Afghan government envoys accuse Taliban of snubbing talks

Afghan government envoys accuse Taliban of snubbing talks
3 min read
Afghan government negotiator Nader Nadery wrote on Twitter that no formal meetings had been held for nine days and that the Taliban were "not willing to engage in talks".
A Taliban spokesman said that reports the talks had been delayed indefinitely were "false" [Getty]

Afghan government negotiators holding peace talks with the Taliban charged Tuesday their opponents had been avoiding formal engagement for more than a week, an accusation the insurgents denied.

The two sides have been meeting in the Qatari capital Doha since September in a US-backed effort to contain the violence in their country, but the negotiations have already been interrupted by several long pauses.

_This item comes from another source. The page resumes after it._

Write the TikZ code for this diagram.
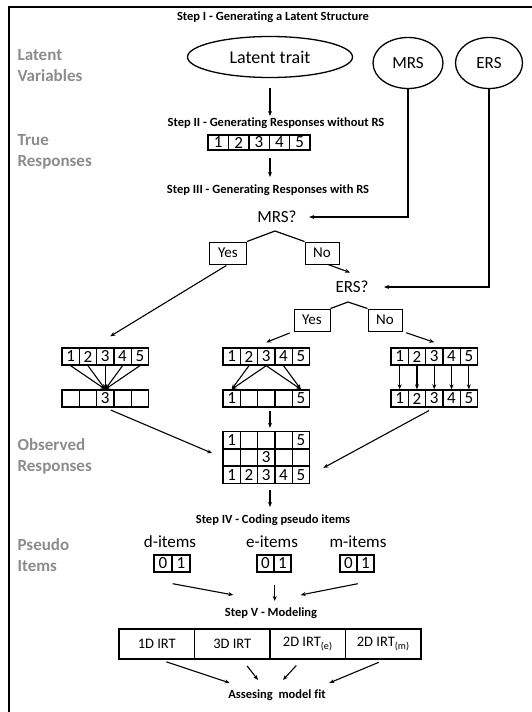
\documentclass[tikz,border=0pt]{standalone}
\usepackage{fontspec}
\setmainfont{Carlito}[Ligatures={NoCommon}]
\usetikzlibrary{positioning}
\usetikzlibrary{shapes.geometric, arrows.meta}
\definecolor{labelgray}{RGB}{140,140,140}

\begin{document}
\begin{tikzpicture}[x=1pt, y=-1pt, line width=1.2pt,
    steptitle/.style={font=\fontsize{12.5}{14}\selectfont\bfseries, inner sep=1pt},
    sidelabel/.style={anchor=west, align=left, text=labelgray, font=\fontsize{17}{21}\selectfont\bfseries, inner sep=0pt},
    txt/.style={font=\fontsize{17}{20}\selectfont, inner sep=2pt},
    cell/.style={draw, line width=1.4pt, minimum width=17.3pt, minimum height=17pt, inner sep=0pt, font=\fontsize{17}{17}\selectfont},
    topcell/.style={cell, minimum width=20.4pt, minimum height=15pt},
    choice/.style={draw, line width=1pt, minimum height=22pt, inner sep=0pt, font=\fontsize{15}{15}\selectfont},
    model/.style={draw, line width=1.2pt, minimum width=75.5pt, minimum height=30pt, inner sep=0pt, font=\fontsize{14.5}{15}\selectfont},
    arr/.style={-{Stealth[length=5pt,width=4pt]}, line width=1.1pt}]

    \useasboundingbox (0,0) rectangle (532,712);
    \draw[line width=1.5pt] (532,7) -- (9,7) -- (9,712);

    % side labels
    \node (lv)[sidelabel] at (17,66) {Latent\\Variables};
    \node (tr)[sidelabel] at (17,152) {True\\Responses};
    \node (ob)[sidelabel] at (17,456) {Observed\\Responses};
    \node (ps)[sidelabel] at (17,555) {Pseudo\\Items};

    % step I
    \node (s1)[steptitle] at (273,17) {Step I - Generating a Latent Structure};
    \node (trait)[draw, ellipse, txt, minimum width=165pt, minimum height=41pt, line width=1.3pt] at (270,57) {\fontsize{18}{18}\selectfont Latent trait};
    \node (mrs)[draw, ellipse, txt, minimum width=70pt, minimum height=51pt, line width=1.3pt] at (408,63) {MRS};
    \node (ers)[draw, ellipse, txt, minimum width=67pt, minimum height=51pt, line width=1.3pt] at (489,63) {ERS};

    % step II
    \node (s2)[steptitle] at (276,123) {Step II - Generating Responses without RS};
    \foreach \i in {1,...,5}
        \node (t\i)[topcell] at ({208+20.4*\i-10.2},142.5) {\i};
    \draw[arr, shorten <=10pt] (trait.south) -- (trait.south |- s2.north);

    % step III
    \node (s3)[steptitle] at (268,190) {Step III - Generating Responses with RS};
    \draw[arr, shorten <=7pt, shorten >=6pt] (trait.south |- t1.south) -- (trait.south |- s3.north);
    \node (mq)[txt] at (277,217) {MRS?};
    \node (eq)[txt] at (352,287) {ERS?};
    \draw[arr, shorten >=10pt] (mrs.south) |- (mq.east);
    \draw[arr, shorten >=13pt] (ers.south) |- (eq.east);

    \coordinate (a1) at (275,231);
    \node (y1)[choice, minimum width=37pt] at (228,253) {Yes};
    \node (n1)[choice, minimum width=34pt] at (322,253) {No};
    \draw (y1.north east) -- (a1) -- (n1.north west);
    \draw[arr] ([xshift=6pt]n1.south) -- ([xshift=-2pt,yshift=6pt]eq.north);

    \coordinate (a2) at (348,302);
    \node (y2)[choice, minimum width=36pt] at (312,320) {Yes};
    \node (n2)[choice, minimum width=34pt] at (385,320) {No};
    \draw (y2.north east) -- (a2) -- (n2.north west);

    % three response patterns
    \foreach \i in {1,...,5} {
        \node (l\i)[cell] at ({62+17.3*\i-8.65},356.5) {\i};
        \node (m\i)[cell] at ({223+17.3*\i-8.65},356.5) {\i};
        \node (r\i)[cell] at ({391+17.3*\i-8.65},356.5) {\i};
        \node (rr\i)[cell] at ({391+17.3*\i-8.65},398.5) {\i};
    }
    \foreach \i/\v in {1/,2/,3/3,4/,5/}
        \node (ll\i)[cell] at ({62+17.3*\i-8.65},398.5) {\v};
    \foreach \i/\v in {1/1,2/,3/,4/,5/5}
        \node (mm\i)[cell] at ({223+17.3*\i-8.65},398.5) {\v};

    \draw[arr, shorten <=2pt] (y1.south) -- ([xshift=5pt,yshift=11pt]l3.north);
    \draw[arr, shorten <=4pt] (y2.south west) -- ([yshift=5pt]m3.north);
    \draw[arr, shorten <=4pt] (n2.south east) -- ([yshift=5pt]r3.north);

    \foreach \i in {1,...,5} {
        \draw[arr] (l\i.south) -- (ll3.north);
        \draw[arr] (r\i.south) -- (rr\i.north);
    }
    \draw[arr] (m2.south) -- (mm1.north);
    \draw[arr] (m3.south) -- (mm1.north);
    \draw[arr] (m3.south) -- (mm5.north);
    \draw[arr] (m4.south) -- (mm5.north);

    % observed responses
    \foreach \i/\v in {1/1,2/,3/,4/,5/5}
        \node (oa\i)[cell] at ({223+17.3*\i-8.65},440) {\v};
    \foreach \i/\v in {1/,2/,3/3,4/,5/}
        \node (ob\i)[cell] at ({223+17.3*\i-8.65},457.5) {\v};
    \foreach \i in {1,...,5}
        \node (oc\i)[cell] at ({223+17.3*\i-8.65},475) {\i};

    \draw[arr, shorten <=6pt, shorten >=11pt] (ll3.south) -- (ob1.west);
    \draw[arr, shorten <=6pt, shorten >=15pt] (rr3.south) -- (oc5.east);
    \draw[arr, shorten <=3pt, shorten >=3pt] (trait.south |- mm3.south) -- (trait.south |- oa3.north);

    % step IV
    \node (s4)[steptitle] at (273,520) {Step IV - Coding pseudo items};
    \draw[arr, shorten <=6pt, shorten >=6pt] (trait.south |- oc3.south) -- (trait.south |- s4.north);
    \node (di)[txt] at (170,542) {d-items};
    \node (ei)[txt] at (272,542) {e-items};
    \node (mi)[txt] at (358,542) {m-items};
    \node (d0)[cell, minimum width=18pt] at (163,563.5) {0};
    \node (d1)[cell, minimum width=18pt] at (181,563.5) {1};
    \node (e0)[cell, minimum width=17pt] at (265.5,563.5) {0};
    \node (e1)[cell, minimum width=17pt] at (282.5,563.5) {1};
    \node (m0)[cell, minimum width=17pt] at (348.5,563.5) {0};
    \node (m1)[cell, minimum width=17pt] at (365.5,563.5) {1};

    % step V
    \node (s5)[steptitle] at (271,613) {Step V - Modeling};
    \draw[arr] ([yshift=-11pt]d0.south east) -- ([xshift=10pt,yshift=11pt]s5.north west);
    \draw[arr, shorten <=12pt, shorten >=5pt] (e0.south east) -- (e0.south east |- s5.north);
    \draw[arr] ([yshift=-11pt]m0.south east) -- ([xshift=-18pt,yshift=11pt]s5.north east);

    \node (mo1)[model] at (156.75,644) {1D IRT};
    \node (mo2)[model] at (232.25,644) {3D IRT};
    \node (mo3)[model] at (307.75,644) {2D IRT\textsubscript{(e)}};
    \node (mo4)[model] at (383.25,644) {2D IRT\textsubscript{(m)}};

    \node (fit)[steptitle] at (277,695) {Assesing\ \ model fit};
    \draw[arr, shorten <=7pt] ([xshift=3pt]mo1.south) -- ([xshift=3pt,yshift=5pt]fit.north west);
    \draw[arr, shorten <=8pt] ([xshift=10pt]mo2.south) -- ([xshift=-19pt,yshift=8pt]fit.north);
    \draw[arr, shorten <=8pt] ([xshift=-6pt]mo3.south) -- ([xshift=6pt,yshift=8pt]fit.north);
    \draw[arr, shorten <=7pt] ([xshift=2pt]mo4.south) -- ([xshift=2pt,yshift=5pt]fit.north east);

\end{tikzpicture}
\end{document}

"Peace and ending the violence are our people and government's top priority," tweeted Afghan government negotiator Nader Nadery.

"To achieve this noble goal, the (government) peace negotiation team is committed and present in Doha."

His message added that no formal meetings had been held for nine days and said "the other side is not willing to engage in talks to end the conflict and save lives".

The Taliban rejected the suggestion they were putting off direct, formal engagement with the government side.

"Reports that the intra-Afghan talks have been delayed indefinitely are false, and the two teams are in touch with each other," said the spokesman for the Taliban's Doha office, Mohammad Naeem.

"No negotiations can be continuous and happening on a daily basis, since there may also be need for internal meetings."

'Further pressure'

Afghan government negotiators are pushing for a permanent ceasefire and to protect governance arrangements in place since the 2001 ouster of the Taliban in a US-led invasion following the September 11 attacks that year.

The talks have however been marred from the start by an increase in violence, and the country has seen a recent spate of high-profile targeted killings of officials, activists and journalists.

The negotiations follow a landmark foreign troop withdrawal deal signed in February 2020 by the insurgents and Washington.

The US agreed to withdraw all foreign forces within 14 months, in exchange for security guarantees and a Taliban pledge to hold talks with Kabul.

President Joe Biden's administration has however signalled it will review the US deal with the Taliban, including whether the insurgents have reduced attacks in keeping with the agreement.

Read more: Biden administration to review Taliban violence levels in Afghan peace deal

Negotiators from Kabul and the Taliban in early December decided to take a weeks-long break after months of often frustrating meetings bogged down by disputes on the basic framework of discussions and religious interpretations.

Since the talks reconvened in January, the Taliban team have held numerous meetings with other groups, including with Iranian officials in Tehran, and with the former Indonesian vice president in Doha.

An Afghan government source close to the talks told AFP: "It seems they want to buy time and put further pressure on us."

"They want not to engage in meaningful talks for a future political settlement so the May deadline comes and they believe the US will withdraw, and they can take over entirely, which is a false hope," the source added.